Sally - another Canadian traveller we met in Mexico City, and self-proclaimed veteran of spicy foods - braved the first bite, and after boasting she could eat the entire thing "no problem", she soon gave up, eyes streaming and barely able to talk. Before long the evil green pepper was being passed around the table, with each person being dared to chew more of its tongue-destroying seeds. For some reason Ryan decided he was getting a kick out of the pain, and ate until saliva was pouring unchecked out of his mouth and he was forced to turn around in his chair and spit on the floor behind him. Classy.

And yes, for the second time in as many weeks, the boys' eyes were brimming with tears. Somebody tell me... when will the crying end?!


Jonathan said:

Weak!! I would have rather heard about what you had for breakfast. As Martin Ducavne said "Past is past and we must live the present to survive the future."

December 27, 2005 08:51 AM
Kirsty said:

In my own words, I thought the post was very interesting.
I doubt if anyone would want to hear what you had for breakfast Jonanthan!!!

December 28, 2005 01:14 PM
Jonathan said:

As a matter of fact, I had a great breakfast this morning. I was in a rush and I didn't get to eat at home. Even the idea of another tim horton's bagel was making me sick. I stopped at this little hole-in-the-wall diner that I had never seen called the Downsview Restaurant and had a splendid breakfast. Two eggs over easy, hashbrowns, and dry brown toast. $4. Or 26 Quetzales.

December 28, 2005 02:50 PM
Kirsty said:

That is one of the most tedious pieces of text that I have ever had the misfortune of reading!!

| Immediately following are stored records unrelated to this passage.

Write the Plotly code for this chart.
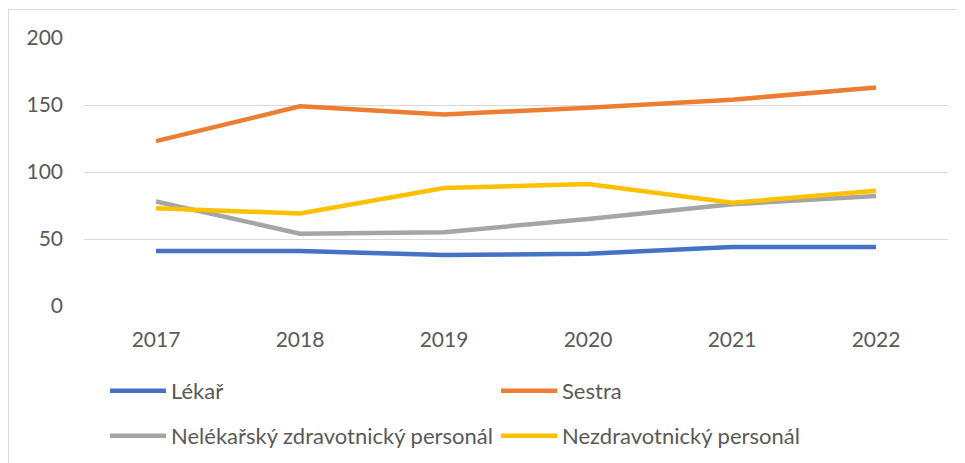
import plotly.graph_objects as go

years = ["2017", "2018", "2019", "2020", "2021", "2022"]
lekar = [41, 41, 38, 39, 44, 44]
sestra = [123, 149, 143, 148, 154, 163]
nelekarsky = [78, 54, 55, 65, 76, 82]
nezdravotnicky = [73, 69, 88, 91, 77, 86]

series = [
    ("Lékař", lekar, "#4472C4", "legend"),
    ("Sestra", sestra, "#ED7D31", "legend"),
    ("Nelékařský zdravotnický personál", nelekarsky, "#A5A5A5", "legend2"),
    ("Nezdravotnický personál", nezdravotnicky, "#FFC000", "legend2"),
]

FONT = "Lato"
TXT = "#595959"

fig = go.Figure()
for name, vals, color, lg in series:
    fig.add_trace(go.Scatter(x=years, y=vals, name=name, mode="lines",
                             line=dict(color=color, width=4.5), legend=lg))

OFF = 8  # browser body margin
W, H = 965 - OFF, 463 - OFF
# target plot area in screenshot pixels
PL, PR, PT, PB = 84, 948, 38, 306
L, R, T, B = PL - OFF, W - (PR - OFF), PT - OFF, H - (PB - OFF)
pw, ph = W - L - R, H - T - B

def px_x(p):
    return (p - OFF - L) / pw

def px_y(p):
    return (H - B - (p - OFF)) / ph

legend_common = dict(
    orientation="h", xanchor="left", yanchor="middle",
    font=dict(family=FONT, size=22, color=TXT),
    itemwidth=56, entrywidth=320, entrywidthmode="pixels",
    bgcolor="rgba(0,0,0,0)", traceorder="normal",
)

fig.update_layout(
    width=W, height=H,
    margin=dict(l=L, r=R, t=T, b=B, autoexpand=False),
    paper_bgcolor="white", plot_bgcolor="white",
    font=dict(family=FONT, size=21, color=TXT),
    showlegend=True,
    legend=dict(x=px_x(105), y=px_y(391), **legend_common),
    legend2=dict(x=px_x(105), y=px_y(436), **legend_common),
    xaxis=dict(showgrid=False, showline=False, zeroline=False,
               range=[-0.5, 5.5], automargin=False,
               ticks="", ticklabelstandoff=19,
               tickfont=dict(family=FONT, size=21, color=TXT)),
    yaxis=dict(range=[0, 200], tickvals=[0, 50, 100, 150, 200],
               showgrid=True, gridcolor="#D9D9D9", gridwidth=1.3,
               zeroline=False, showline=False, ticks="", automargin=False,
               ticklabelstandoff=20,
               tickfont=dict(family=FONT, size=21, color=TXT)),
    shapes=[dict(type="rect", xref="paper", yref="paper",
                 x0=px_x(8.5), x1=px_x(975), y0=px_y(475), y1=px_y(9.5),
                 line=dict(color="#D9D9D9", width=1), layer="below")],
)

fig.write_html("out.html")
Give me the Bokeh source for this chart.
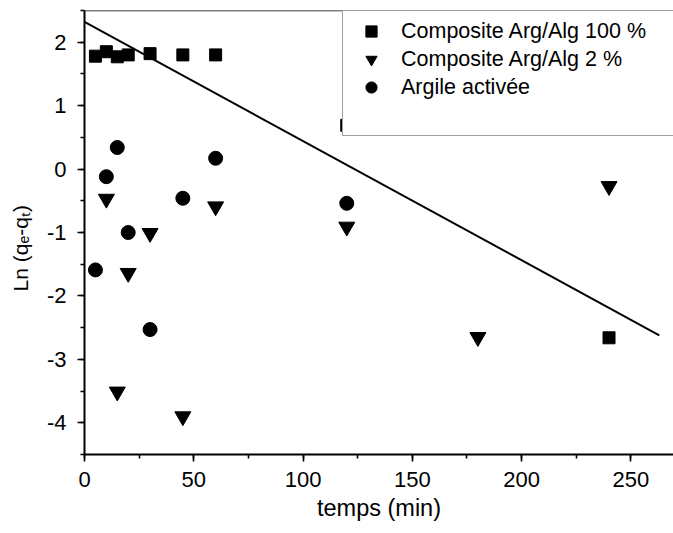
from bokeh.plotting import figure
from bokeh.models import (Range1d, SingleIntervalTicker, Legend, LegendItem, Span,
                          CustomJSTickFormatter)
from bokeh.embed import file_html
from bokeh.resources import INLINE

# ---- data ----
t_100 = [5, 10, 15, 20, 30, 45, 60, 120, 240]
ln_100 = [1.78, 1.85, 1.77, 1.80, 1.82, 1.80, 1.80, 0.69, -2.66]

t_2 = [10, 15, 20, 30, 45, 60, 120, 180, 240]
ln_2 = [-0.47, -3.51, -1.64, -1.01, -3.90, -0.59, -0.91, -2.65, -0.27]

t_act = [5, 10, 15, 20, 30, 45, 60, 120]
ln_act = [-1.59, -0.12, 0.34, -1.00, -2.53, -0.46, 0.17, -0.54]

fit_t = [0, 263]
fit_ln = [2.32, -2.62]

labels = ["Composite Arg/Alg 100 %", "Composite Arg/Alg 2 %", "Argile activée"]
x_title = "temps (min)"
y_title = "Ln (qₑ-qₜ)"

FONT = "Liberation Sans"

p = figure(width=673, height=533, output_backend="svg", toolbar_location=None,
           x_range=Range1d(0, 269.5), y_range=Range1d(-4.5, 2.5),
           min_border_left=84, min_border_right=0, min_border_top=10, min_border_bottom=79)
p.outline_line_color = None
p.background_fill_color = "white"
p.border_fill_color = "white"
p.xgrid.visible = False
p.ygrid.visible = False

r_fit = p.line(fit_t, fit_ln, line_color="black", line_width=2)
r_sq = p.scatter(t_100, ln_100, marker="square", size=12, color="black")
r_tri = p.scatter(t_2, ln_2, marker="inverted_triangle", size=16, color="black")
r_cir = p.scatter(t_act, ln_act, marker="circle", size=14, color="black")
r_dummy = p.scatter(x=[], y=[], marker="circle", size=1, fill_alpha=0, line_alpha=0)

fmt = CustomJSTickFormatter(code="return tick.toFixed(0);")
for ax in (p.xaxis[0], p.yaxis[0]):
    ax.axis_line_width = 2
    ax.axis_line_color = "black"
    ax.major_tick_line_width = 1.6
    ax.minor_tick_line_width = 1.6
    ax.major_tick_line_color = "black"
    ax.minor_tick_line_color = "black"
    ax.major_tick_in = 0
    ax.major_tick_out = 7
    ax.minor_tick_in = 0
    ax.minor_tick_out = 4
    ax.major_label_text_font = FONT
    ax.major_label_text_font_size = "22px"
    ax.major_label_text_color = "black"
    ax.formatter = fmt
    ax.axis_label_text_font = FONT
    ax.axis_label_text_font_style = "normal"
    ax.axis_label_text_color = "black"

p.xaxis[0].ticker = SingleIntervalTicker(interval=50, num_minor_ticks=2)
p.yaxis[0].ticker = SingleIntervalTicker(interval=1, num_minor_ticks=2)
p.xaxis[0].major_label_standoff = 10
p.yaxis[0].major_label_standoff = 11
p.xaxis[0].axis_label = x_title
p.xaxis[0].axis_label_text_font_size = "23.5px"
p.xaxis[0].axis_label_standoff = 5
# trailing em/en space keeps the title slightly below the frame centre, as in the reference
p.yaxis[0].axis_label = y_title + "\u2003\u2002"
p.yaxis[0].axis_label_text_font_size = "21px"
p.yaxis[0].axis_label_standoff = 12

# top frame line
p.add_layout(Span(location=2.5, dimension="width", line_color="black", line_width=1.5))

legend = Legend(items=[LegendItem(label=labels[0], renderers=[r_sq]),
                       LegendItem(label=labels[1], renderers=[r_tri]),
                       LegendItem(label=labels[2], renderers=[r_cir]),
                       LegendItem(label=" ", renderers=[r_dummy])],
                location=(258, 318), padding=6, spacing=0, margin=0,
                glyph_width=44, glyph_height=28, label_height=28, label_width=280,
                label_standoff=8, label_text_font=FONT, label_text_font_size="21.5px",
                label_text_color="black", border_line_color="#444444", border_line_width=1.3,
                background_fill_color="white", background_fill_alpha=1.0)
p.add_layout(legend)

open("out.html", "w").write(file_html(p, INLINE))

December 29, 2005 07:47 AM
Anne Stewart said:

Hi Ryan,

I'm glad you came home for Christmas, although I think the plane is cheating!! I love to read your site when I get the chance. I'm still envious of your trip (even with your stories of loss and hardships...)!

happy SAILING,

December 29, 2005 01:28 PM
NAN said:

Ryan, I love it when you are in a hammock on some warm sunny beach. Do take care. Your stories are very interesting and colourful.

Love, Nana

All the best to Brian, Willie and Caroline.